Personal information
- Full name: Jack Redpath
- Born: 13 December 1990 (age 35)
- Original team: Kyneton (Bendigo FL)
- Draft: No. 62, 2012 Rookie Draft, Western Bulldogs
- Height: 194 cm (6 ft 4 in)
- Weight: 104 kg (229 lb)
- Position: Full Forward

Playing career^{1}
- Years: Club / Games (Goals)
- 2012–2018: Western Bulldogs / 36 (57)
- ^{1} Playing statistics correct to the end of 2018.

Career highlights
- VFL premiership player: 2014;

= Jack Redpath =

Australian rules footballer

Jack Redpath (born 13 December 1990) is a former Australian rules footballer who played for the Western Bulldogs in the Australian Football League (AFL). Redpath plays most of his football as a full forward, who was selected with the 62nd selection in the 2012 Rookie Draft, after playing for the Kyneton Football Club in the Bendigo Football League. The tall forward made his preseason debut against Collingwood Football Club in the first round of the 2013 NAB Cup.

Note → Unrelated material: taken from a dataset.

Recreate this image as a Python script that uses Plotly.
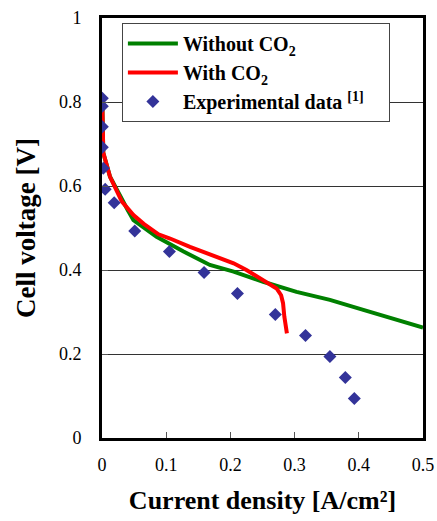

He made his home and away season debut for the Bulldogs in Round 16 of the 2014 AFL season against Geelong.

In 2012 and 2013 he played for Williamstown Seagulls in the Victorian Football League, the Bulldogs' VFL affiliated team. In 2014 he played for the Footscray Bulldogs in the VFL, with the club choosing to field a stand-alone, rather than affiliated VFL team.

On 23 July 2016, Redpath suffered an ACL injury in the Western Bulldogs' 15-point loss to . The injury ended his season, and he ultimately missed out on the club's premiership win in October.

Redpath retired at the end of the 2018 season, after battling with consistent injury troubles.